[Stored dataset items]
....
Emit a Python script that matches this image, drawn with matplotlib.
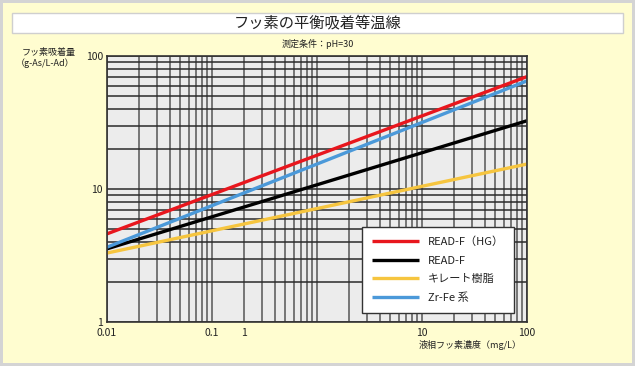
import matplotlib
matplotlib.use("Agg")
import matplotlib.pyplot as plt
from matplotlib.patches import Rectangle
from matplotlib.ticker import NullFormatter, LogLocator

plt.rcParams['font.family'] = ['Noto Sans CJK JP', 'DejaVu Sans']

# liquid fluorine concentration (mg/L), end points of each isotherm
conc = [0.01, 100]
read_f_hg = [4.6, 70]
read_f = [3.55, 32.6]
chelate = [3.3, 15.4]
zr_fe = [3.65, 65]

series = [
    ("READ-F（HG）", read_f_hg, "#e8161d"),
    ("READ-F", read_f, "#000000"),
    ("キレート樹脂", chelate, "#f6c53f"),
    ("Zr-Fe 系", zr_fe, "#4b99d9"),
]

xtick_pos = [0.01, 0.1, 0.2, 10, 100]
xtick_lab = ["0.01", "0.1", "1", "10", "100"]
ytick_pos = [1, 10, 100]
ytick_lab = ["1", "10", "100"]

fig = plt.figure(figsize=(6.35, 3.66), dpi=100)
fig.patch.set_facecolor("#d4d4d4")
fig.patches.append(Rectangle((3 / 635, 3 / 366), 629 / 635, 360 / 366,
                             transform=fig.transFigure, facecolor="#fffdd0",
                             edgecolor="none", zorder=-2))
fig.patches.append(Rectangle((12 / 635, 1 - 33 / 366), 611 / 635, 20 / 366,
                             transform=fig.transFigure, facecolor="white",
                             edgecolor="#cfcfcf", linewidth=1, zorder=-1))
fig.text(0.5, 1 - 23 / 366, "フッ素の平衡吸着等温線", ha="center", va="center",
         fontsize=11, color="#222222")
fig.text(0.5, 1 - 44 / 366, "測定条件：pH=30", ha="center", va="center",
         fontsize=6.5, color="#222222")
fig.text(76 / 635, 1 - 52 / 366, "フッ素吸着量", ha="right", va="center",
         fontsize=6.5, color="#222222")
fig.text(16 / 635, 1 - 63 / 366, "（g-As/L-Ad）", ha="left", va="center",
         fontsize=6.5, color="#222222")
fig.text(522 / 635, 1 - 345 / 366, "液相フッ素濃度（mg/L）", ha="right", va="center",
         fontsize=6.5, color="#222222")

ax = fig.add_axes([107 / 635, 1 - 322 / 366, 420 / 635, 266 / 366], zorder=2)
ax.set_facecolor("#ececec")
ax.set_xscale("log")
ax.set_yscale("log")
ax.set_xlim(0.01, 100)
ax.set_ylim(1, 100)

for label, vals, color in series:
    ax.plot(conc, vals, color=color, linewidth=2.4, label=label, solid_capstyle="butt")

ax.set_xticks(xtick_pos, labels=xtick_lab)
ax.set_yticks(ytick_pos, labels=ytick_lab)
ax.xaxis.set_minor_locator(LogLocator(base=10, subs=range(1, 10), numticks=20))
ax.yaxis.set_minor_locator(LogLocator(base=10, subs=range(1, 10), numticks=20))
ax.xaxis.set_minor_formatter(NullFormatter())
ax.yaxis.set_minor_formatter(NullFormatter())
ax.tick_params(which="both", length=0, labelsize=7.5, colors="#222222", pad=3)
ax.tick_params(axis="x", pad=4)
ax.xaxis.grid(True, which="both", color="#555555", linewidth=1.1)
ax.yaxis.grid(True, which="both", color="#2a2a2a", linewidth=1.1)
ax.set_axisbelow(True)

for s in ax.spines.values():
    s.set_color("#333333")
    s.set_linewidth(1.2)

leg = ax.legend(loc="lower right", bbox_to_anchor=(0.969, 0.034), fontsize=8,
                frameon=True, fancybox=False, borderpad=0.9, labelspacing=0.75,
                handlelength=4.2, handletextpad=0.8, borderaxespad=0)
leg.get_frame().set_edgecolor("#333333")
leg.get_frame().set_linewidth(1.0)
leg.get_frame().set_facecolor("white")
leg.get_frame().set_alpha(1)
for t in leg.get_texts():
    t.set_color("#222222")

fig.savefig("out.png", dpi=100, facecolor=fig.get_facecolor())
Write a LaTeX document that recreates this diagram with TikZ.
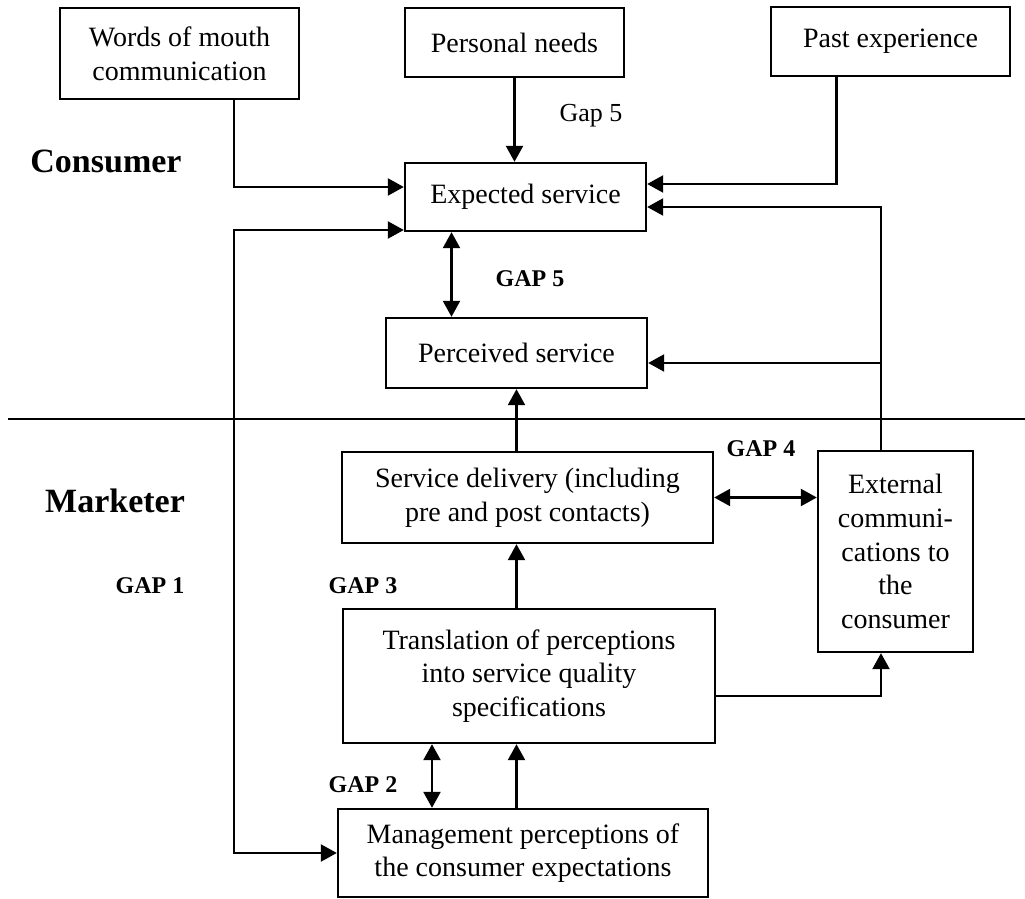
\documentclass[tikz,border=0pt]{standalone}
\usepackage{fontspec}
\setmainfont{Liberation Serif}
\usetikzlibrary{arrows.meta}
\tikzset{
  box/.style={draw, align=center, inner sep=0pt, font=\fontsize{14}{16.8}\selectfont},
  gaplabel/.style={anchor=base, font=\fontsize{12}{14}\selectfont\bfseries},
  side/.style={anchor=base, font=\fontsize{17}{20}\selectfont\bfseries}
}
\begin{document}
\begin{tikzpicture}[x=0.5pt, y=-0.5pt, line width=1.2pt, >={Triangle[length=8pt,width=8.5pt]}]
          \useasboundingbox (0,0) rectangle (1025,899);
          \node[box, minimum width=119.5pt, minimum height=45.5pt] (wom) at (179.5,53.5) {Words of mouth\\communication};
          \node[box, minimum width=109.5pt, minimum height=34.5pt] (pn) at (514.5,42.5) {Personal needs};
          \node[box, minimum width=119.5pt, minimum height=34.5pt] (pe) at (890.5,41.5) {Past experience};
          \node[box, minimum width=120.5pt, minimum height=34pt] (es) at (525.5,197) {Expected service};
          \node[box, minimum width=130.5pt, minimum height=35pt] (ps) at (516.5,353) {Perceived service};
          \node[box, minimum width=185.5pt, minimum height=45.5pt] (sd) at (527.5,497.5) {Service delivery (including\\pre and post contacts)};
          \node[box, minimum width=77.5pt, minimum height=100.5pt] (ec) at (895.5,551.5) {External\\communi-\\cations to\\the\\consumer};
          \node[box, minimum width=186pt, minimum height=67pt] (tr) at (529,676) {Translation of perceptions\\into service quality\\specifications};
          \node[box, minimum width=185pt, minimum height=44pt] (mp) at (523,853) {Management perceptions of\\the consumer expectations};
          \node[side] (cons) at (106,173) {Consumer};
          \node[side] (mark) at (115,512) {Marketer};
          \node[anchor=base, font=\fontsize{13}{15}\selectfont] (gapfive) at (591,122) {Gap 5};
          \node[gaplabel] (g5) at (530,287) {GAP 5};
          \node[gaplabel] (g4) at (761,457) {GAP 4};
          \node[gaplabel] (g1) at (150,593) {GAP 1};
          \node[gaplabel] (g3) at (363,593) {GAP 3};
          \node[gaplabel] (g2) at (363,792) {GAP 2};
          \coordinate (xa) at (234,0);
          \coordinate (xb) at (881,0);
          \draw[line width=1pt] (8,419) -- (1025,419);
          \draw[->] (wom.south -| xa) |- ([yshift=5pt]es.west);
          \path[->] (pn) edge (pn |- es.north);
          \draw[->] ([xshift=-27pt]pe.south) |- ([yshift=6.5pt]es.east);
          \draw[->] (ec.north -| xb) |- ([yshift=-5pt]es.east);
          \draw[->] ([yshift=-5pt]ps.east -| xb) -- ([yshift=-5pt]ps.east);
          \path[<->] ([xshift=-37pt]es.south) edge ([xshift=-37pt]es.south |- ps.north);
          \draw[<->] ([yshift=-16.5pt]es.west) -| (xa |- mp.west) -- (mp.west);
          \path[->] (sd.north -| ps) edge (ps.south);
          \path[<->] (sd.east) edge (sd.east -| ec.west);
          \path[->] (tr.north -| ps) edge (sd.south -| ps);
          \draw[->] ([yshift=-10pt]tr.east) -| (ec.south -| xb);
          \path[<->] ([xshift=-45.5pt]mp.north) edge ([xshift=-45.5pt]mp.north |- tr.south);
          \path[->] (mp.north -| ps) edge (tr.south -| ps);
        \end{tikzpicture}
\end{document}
....
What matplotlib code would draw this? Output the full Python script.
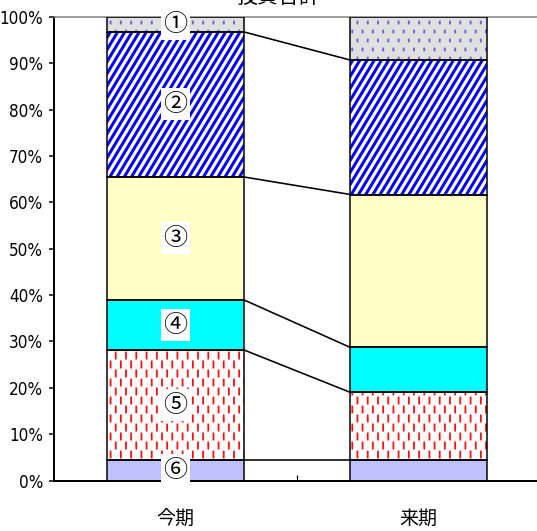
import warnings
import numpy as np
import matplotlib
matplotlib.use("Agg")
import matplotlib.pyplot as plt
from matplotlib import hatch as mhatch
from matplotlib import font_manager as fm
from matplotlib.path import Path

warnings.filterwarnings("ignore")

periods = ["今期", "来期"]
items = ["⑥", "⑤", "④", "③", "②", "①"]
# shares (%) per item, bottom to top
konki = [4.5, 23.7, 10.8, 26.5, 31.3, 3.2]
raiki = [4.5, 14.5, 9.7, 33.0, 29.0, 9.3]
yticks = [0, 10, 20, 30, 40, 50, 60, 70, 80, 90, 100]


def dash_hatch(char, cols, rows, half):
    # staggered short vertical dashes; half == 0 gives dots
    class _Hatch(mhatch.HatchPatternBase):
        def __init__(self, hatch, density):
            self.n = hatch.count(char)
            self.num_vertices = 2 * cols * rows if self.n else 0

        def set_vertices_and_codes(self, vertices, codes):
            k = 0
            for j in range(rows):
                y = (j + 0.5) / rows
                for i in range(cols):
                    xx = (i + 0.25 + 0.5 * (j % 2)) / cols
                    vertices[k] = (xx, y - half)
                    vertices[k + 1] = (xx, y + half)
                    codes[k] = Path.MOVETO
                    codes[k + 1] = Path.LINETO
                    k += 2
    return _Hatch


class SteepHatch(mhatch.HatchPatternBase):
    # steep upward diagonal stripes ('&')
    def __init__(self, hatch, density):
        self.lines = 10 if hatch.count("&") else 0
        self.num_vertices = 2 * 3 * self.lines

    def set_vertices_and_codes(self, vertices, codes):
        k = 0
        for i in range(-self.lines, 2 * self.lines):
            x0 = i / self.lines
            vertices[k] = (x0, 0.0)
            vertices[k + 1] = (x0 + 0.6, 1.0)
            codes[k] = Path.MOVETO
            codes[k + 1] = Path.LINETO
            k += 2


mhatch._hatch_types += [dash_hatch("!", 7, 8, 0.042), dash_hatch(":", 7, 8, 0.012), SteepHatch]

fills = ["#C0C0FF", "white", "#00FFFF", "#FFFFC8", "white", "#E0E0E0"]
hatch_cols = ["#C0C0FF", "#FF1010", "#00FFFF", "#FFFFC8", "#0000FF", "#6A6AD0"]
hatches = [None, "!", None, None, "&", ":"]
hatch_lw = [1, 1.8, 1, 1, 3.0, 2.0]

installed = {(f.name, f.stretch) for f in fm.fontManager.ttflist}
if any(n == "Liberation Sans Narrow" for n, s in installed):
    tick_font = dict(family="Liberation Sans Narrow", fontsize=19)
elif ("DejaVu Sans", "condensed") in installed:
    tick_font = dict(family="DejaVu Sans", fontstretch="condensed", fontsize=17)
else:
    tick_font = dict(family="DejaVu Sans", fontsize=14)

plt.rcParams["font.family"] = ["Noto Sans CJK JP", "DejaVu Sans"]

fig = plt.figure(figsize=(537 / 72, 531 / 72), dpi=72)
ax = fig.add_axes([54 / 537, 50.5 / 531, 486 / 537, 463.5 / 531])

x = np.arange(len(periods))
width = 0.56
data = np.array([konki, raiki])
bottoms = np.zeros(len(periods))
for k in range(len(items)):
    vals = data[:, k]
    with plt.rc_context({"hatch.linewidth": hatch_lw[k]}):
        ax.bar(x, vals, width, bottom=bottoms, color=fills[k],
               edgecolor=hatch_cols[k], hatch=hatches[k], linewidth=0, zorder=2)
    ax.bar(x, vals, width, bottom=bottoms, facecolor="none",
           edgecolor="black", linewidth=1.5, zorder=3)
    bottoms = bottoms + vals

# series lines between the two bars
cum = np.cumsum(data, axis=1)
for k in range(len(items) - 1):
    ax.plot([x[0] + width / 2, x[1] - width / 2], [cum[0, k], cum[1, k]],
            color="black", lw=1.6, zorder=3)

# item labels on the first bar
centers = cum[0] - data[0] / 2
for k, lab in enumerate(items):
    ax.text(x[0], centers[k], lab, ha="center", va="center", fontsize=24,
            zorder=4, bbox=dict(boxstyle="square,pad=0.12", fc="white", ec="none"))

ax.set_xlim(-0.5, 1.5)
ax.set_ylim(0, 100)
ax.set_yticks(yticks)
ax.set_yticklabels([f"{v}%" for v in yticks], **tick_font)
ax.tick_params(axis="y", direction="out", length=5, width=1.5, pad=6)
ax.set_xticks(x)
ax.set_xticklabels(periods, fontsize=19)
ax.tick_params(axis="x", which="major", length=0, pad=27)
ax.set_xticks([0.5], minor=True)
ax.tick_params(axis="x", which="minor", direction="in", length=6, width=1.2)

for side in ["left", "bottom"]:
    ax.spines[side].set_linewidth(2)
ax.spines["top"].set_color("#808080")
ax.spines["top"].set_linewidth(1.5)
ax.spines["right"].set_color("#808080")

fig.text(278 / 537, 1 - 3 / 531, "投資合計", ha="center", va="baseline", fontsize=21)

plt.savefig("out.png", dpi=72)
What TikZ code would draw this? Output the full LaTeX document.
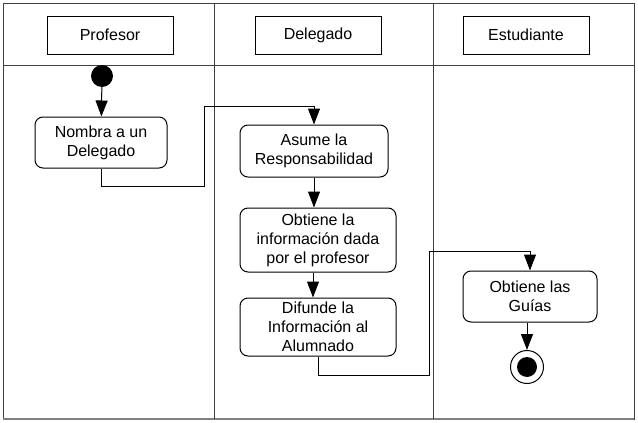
....
WHAT IS REQUIRED>
Reproduce exactly the section that begins with the line containing "What matplotlib code" and ends with the line containing "80, 90, 100]". Both boundary lines belong in the copy, but pictures do not.

TASK SOLUTION>
What matplotlib code would draw this? Output the full Python script.
import warnings
import numpy as np
import matplotlib
matplotlib.use("Agg")
import matplotlib.pyplot as plt
from matplotlib import hatch as mhatch
from matplotlib import font_manager as fm
from matplotlib.path import Path

warnings.filterwarnings("ignore")

periods = ["今期", "来期"]
items = ["⑥", "⑤", "④", "③", "②", "①"]
# shares (%) per item, bottom to top
konki = [4.5, 23.7, 10.8, 26.5, 31.3, 3.2]
raiki = [4.5, 14.5, 9.7, 33.0, 29.0, 9.3]
yticks = [0, 10, 20, 30, 40, 50, 60, 70, 80, 90, 100]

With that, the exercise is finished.